Something to show for it

Well, here we are at the end of another school year. If you’re anything like me, you are wildly finishing papers, studying, and making those final social plans happen that you swore you would squeeze in back in second week. And, you’re living in a wasteland. It always ends up that Wednesday of ninth week is the last day I ever put away any article of clothing or sort through a single paper under the guise that “from this point on, I might as well be packing.” Oh, what fond memories I have of quarters of old — shoving piles of T-shirts into plastic bags and cramming them accidentally into my car along with several electrical appliances I should leave here and books I should have returned. As I look around at my junk piling up, it is hard to believe that at some point I desired each individual thing. Now, all I desire is to see it launched off the bluffs.

To some extent I know why I am attached to my things. Obviously, sometimes I find them useful (speakers, office supplies, cosmetics). Sometimes I gain pleasure from my things (books, art supplies, CDs). The things belonging in those categories are never as difficult to deal with as the next two. 

In some way, I own a majority of my things in order to impress others. My closet has a lot more in it than is just to keep me warm. If that’s all I was worrying about, I could go around wearing the same purple sweat pants and nasty flannel shirts every day. Okay, so maybe I do. The point is that it wouldn’t be acceptable for me to have far fewer clothes in this life. I need professional attire, formal dress, and more than one outfit (as much as I wish that weren’t so). I’ve got curling irons, blow dryers, and other beauty products for the same reason.

Lastly, a sizable chunk of my junk is attributable to sentimentality. My walls are plastered with posters and pictures to remind me of memories, inspiration and things I love. This is definitely nice.What’s not nice is packing up my collections of papers, notebooks, and do-dads that remind me of every little fun or special thing that has happened to me. Worst of all, this category absorbs the rejects from the first three categories.

For instance, I’ve got books from old classes that I will never need. They weren’t being repurchased at the Bookstore six quarters ago, and since I bought them, I feel like I don’t want to devalue them by share-boxing them. I continue to keep repacking clothes that I don’t like to wear, based on comfort or size. Sometimes it’s sentimental (old high school play T-shirts). I remember paying good money for my white cashmere sweater, so I continue to keep it around even if it’s got a huge black stain on it.
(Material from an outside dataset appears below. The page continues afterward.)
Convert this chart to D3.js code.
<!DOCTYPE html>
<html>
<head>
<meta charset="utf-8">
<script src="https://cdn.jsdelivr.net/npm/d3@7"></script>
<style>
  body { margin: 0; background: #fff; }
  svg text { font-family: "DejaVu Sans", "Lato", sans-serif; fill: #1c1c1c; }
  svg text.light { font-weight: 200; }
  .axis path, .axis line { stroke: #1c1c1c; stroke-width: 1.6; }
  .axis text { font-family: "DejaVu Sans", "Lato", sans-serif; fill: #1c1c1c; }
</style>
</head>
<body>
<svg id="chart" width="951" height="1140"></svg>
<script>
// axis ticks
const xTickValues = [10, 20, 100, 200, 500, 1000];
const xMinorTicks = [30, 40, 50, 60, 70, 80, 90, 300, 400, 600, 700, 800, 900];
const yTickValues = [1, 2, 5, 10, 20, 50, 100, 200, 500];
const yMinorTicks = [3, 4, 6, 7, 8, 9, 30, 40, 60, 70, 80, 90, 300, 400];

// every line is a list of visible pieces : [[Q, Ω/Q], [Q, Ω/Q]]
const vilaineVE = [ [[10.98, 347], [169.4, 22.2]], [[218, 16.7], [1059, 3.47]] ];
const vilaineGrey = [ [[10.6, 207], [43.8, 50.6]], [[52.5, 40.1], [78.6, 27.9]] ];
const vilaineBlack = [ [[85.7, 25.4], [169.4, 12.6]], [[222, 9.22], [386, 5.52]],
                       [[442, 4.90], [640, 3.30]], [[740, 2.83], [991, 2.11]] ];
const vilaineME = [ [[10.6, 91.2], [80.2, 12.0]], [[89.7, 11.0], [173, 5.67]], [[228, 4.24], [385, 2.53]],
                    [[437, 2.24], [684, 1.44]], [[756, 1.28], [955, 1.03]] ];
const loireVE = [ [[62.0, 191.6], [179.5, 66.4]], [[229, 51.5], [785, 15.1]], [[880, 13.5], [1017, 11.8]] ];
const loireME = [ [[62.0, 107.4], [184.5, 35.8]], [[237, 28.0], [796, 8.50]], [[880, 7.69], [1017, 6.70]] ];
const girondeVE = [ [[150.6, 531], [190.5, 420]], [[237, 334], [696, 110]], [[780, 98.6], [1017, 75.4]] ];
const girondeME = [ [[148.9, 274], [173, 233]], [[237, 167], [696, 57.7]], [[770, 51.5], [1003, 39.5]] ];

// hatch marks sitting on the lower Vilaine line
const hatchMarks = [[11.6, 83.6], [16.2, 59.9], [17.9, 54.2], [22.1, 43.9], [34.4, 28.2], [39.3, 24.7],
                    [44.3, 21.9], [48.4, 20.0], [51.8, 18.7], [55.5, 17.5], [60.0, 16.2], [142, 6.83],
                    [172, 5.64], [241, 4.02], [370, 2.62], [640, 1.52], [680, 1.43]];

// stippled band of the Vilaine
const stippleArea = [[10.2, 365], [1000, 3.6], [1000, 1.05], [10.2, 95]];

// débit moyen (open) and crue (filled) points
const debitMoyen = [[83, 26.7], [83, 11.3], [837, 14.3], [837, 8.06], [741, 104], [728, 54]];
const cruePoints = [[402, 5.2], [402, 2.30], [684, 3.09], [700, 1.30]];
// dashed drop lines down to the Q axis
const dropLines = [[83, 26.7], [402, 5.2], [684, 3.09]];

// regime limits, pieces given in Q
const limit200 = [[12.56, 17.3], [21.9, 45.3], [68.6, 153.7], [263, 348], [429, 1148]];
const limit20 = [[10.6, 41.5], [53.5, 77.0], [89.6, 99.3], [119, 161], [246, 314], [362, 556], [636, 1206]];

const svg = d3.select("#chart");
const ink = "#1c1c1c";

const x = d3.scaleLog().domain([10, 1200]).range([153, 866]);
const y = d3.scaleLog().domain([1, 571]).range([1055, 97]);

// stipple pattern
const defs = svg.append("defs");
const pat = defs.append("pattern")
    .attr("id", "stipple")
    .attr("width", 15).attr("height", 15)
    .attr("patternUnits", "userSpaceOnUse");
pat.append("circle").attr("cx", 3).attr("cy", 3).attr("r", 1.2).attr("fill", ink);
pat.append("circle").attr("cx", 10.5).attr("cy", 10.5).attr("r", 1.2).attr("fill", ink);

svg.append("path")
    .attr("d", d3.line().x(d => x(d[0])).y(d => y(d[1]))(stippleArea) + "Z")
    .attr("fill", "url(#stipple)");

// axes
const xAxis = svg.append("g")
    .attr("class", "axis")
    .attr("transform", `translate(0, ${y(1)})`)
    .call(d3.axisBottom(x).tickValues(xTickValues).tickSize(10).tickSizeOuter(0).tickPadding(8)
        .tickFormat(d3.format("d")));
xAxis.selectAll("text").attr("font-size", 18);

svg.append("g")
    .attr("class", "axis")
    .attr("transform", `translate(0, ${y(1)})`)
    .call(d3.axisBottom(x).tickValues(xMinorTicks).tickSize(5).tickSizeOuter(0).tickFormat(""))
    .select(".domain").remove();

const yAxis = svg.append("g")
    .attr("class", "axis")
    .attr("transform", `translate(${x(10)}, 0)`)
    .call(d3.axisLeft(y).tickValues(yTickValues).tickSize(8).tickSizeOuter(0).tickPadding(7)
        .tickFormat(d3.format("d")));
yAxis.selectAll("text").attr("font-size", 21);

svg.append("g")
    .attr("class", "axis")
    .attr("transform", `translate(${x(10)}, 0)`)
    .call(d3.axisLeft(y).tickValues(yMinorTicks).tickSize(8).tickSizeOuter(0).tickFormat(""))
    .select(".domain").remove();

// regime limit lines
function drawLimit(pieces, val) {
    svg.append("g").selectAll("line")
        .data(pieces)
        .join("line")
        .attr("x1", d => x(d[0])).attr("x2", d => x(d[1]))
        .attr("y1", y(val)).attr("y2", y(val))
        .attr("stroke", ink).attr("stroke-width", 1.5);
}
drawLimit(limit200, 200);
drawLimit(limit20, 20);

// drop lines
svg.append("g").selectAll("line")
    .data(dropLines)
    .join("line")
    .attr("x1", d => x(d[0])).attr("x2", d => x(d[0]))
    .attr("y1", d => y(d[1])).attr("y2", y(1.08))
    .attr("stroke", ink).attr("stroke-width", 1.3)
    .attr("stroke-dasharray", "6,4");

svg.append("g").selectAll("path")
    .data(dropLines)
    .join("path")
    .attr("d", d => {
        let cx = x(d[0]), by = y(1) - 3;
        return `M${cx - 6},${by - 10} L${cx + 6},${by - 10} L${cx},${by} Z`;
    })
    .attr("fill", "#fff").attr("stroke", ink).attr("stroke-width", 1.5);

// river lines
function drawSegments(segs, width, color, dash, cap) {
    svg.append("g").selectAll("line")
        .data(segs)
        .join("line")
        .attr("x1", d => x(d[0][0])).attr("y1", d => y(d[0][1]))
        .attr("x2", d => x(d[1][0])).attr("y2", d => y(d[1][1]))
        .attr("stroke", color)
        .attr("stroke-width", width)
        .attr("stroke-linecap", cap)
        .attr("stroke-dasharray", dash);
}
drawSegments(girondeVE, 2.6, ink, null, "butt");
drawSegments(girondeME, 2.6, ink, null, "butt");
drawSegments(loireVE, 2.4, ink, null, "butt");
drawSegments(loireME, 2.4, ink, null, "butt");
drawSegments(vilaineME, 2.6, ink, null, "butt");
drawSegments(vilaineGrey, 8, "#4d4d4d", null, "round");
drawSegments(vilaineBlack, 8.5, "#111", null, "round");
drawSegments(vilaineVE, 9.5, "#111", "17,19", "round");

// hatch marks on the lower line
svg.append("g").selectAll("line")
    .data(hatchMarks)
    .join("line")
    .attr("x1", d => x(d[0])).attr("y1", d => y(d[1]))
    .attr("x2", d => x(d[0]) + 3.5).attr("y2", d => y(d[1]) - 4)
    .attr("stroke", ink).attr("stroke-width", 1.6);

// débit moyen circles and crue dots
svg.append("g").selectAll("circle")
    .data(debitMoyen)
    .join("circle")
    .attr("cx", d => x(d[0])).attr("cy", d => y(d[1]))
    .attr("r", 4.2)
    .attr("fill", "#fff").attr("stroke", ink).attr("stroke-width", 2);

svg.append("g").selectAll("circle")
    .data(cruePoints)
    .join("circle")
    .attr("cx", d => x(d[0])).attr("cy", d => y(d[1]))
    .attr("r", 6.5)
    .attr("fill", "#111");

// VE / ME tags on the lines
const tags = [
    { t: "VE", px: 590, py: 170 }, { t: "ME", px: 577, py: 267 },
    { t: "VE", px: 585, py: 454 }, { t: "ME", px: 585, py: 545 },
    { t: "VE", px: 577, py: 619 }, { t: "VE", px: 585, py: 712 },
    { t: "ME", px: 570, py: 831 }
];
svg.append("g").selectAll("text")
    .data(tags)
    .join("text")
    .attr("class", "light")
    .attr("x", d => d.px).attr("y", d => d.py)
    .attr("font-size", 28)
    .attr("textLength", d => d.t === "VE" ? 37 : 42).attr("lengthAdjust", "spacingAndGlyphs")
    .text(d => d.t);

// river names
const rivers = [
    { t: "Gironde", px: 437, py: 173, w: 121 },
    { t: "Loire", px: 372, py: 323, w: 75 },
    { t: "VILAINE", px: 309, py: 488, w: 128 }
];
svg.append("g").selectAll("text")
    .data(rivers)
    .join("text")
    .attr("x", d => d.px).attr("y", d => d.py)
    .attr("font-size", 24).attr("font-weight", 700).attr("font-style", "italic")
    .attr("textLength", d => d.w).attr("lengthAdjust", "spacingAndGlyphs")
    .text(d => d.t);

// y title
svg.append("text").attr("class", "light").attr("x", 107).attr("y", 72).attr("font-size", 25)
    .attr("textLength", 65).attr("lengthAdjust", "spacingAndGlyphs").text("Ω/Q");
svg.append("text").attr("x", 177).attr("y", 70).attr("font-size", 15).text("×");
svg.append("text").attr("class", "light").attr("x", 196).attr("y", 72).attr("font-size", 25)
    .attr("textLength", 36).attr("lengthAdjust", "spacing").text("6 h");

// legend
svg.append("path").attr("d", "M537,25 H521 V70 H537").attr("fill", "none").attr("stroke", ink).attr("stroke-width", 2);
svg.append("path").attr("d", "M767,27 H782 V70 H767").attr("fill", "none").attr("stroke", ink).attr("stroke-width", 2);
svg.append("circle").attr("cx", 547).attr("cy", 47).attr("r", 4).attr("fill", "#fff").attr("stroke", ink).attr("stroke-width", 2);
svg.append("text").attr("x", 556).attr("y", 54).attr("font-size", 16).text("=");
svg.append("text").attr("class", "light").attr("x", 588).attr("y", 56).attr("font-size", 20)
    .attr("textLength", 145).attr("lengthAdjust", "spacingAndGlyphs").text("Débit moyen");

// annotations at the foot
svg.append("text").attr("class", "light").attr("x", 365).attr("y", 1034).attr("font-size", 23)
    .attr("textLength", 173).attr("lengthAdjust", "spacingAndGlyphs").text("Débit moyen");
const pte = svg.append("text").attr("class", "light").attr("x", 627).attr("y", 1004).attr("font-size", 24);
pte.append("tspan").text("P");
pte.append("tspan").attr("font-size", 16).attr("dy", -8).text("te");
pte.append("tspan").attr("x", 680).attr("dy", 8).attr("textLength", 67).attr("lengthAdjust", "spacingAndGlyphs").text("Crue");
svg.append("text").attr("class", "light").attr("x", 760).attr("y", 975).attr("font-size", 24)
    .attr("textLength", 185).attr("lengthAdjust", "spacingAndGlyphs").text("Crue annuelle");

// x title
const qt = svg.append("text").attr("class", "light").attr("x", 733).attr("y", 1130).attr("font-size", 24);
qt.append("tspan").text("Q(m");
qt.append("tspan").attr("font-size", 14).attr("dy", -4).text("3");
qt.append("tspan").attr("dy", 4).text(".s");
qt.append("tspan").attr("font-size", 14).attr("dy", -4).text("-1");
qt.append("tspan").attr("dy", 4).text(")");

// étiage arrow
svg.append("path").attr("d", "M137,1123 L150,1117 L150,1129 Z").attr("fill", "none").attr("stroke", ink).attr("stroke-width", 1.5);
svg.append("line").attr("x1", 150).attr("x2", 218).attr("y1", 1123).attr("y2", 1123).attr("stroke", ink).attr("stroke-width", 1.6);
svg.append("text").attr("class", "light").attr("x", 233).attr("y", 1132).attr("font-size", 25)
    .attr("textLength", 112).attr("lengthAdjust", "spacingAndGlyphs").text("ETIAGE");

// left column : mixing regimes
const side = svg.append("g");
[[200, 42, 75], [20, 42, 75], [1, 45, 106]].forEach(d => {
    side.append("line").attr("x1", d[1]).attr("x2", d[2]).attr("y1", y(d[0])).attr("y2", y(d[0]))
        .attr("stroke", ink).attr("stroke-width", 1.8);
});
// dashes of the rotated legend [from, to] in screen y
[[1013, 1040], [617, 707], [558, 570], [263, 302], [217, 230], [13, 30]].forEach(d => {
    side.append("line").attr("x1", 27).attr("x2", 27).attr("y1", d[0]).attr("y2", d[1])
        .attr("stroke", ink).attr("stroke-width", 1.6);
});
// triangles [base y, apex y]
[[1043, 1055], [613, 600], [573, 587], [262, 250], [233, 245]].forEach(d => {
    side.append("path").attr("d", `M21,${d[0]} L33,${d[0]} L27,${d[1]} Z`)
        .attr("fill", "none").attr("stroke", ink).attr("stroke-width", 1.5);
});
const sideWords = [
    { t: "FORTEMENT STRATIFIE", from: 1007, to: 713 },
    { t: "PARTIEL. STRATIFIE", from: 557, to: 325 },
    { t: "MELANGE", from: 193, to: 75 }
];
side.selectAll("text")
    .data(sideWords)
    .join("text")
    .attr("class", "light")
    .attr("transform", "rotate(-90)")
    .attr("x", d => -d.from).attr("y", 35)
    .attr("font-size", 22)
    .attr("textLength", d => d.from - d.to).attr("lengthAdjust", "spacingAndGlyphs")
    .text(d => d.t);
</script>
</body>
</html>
Why is it that I can’t seem to rid myself of an old CD that has a scratch in it?

I may have led myself to believe that living my life isn’t good enough.and that I need something to show for it. Well, that’s poppycock. Especially now in the end-of-the-quarter (end-of-college) sorting and packing hell, we are feeling like we need fewer things to show for ourselves.

So why am I writing about this? My article is timely for two reasons.
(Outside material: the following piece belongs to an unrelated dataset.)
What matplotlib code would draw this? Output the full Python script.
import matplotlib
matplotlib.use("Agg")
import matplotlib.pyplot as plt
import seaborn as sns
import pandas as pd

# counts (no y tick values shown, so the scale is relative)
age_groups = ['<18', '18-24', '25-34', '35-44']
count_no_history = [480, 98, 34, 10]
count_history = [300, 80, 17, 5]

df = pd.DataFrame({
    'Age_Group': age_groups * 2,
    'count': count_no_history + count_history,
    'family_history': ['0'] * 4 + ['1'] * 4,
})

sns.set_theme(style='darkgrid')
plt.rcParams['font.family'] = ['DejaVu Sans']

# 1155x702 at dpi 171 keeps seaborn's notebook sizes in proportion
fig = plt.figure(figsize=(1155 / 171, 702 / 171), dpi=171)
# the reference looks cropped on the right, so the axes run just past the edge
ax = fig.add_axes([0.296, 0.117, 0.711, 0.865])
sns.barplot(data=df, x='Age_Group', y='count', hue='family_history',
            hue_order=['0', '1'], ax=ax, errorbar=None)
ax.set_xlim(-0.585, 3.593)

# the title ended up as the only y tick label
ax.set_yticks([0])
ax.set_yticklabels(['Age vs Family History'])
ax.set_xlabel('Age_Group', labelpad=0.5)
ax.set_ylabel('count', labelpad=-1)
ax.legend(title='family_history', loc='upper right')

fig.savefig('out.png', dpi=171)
First of all, as I keep mentioning, partially because I can’t go one minute without forgetting, the quarter is coming to a screeching halt. It is time to wave goodbye to all the extra garbage that we know is on a slow way to the trash anyway. I have promised myself this time around that I will refuse to pack the things that I keep swearing to re-evaluate.

Of course, I am not advocating wastefulness. I hope all of us utilize shareboxes or online vending to make sure someone else can love what we once did. That makes much more sense than stumbling upon the object three times a year, having a brief fond remembrance, and then hating its existence. We must also remember those things we decided we don’t need once we’ve gotten rid of them, so that the cycle doesn’t repeat. I know for a fact that I have not worn a pair of lacy black slip-on flats I bought on sale last year. With you readers as my witnesses, they are no longer my belongings! Nevertheless, I hope to keep their memory, because I never want to buy a similar pair again.

I suppose this brings me to my next point. I wanted to write this article now because summer is coming. Summer means spending money, right? Sadly, now that clothing gets cuter, shopping is more readily available outside of Prin. Since there is lots of time to kill, I feel like I need to be much more concerned about my wallet. We should be reminding ourselves, as we spend summer days acquiring things, that those things are going to come back to join other things. Think about everything you’d like to own. Then think about it in your trunk space. Perspective?

As this year and this article come to a close, I ask you to do what economists keep telling us to do: spend money. But don’t waste it. We have been taught to believe that wasting money means having “nothing to show for it,” but just because I have nothing by which to remember a delicious ice cream cone doesn’t mean it was money badly spent. You will thank yourself later for indulging in the finer, intangible things of life. Spend summer cash on going somewhere, seeing a play, or promoting an art show. You will still have the memories without the playbill, I promise.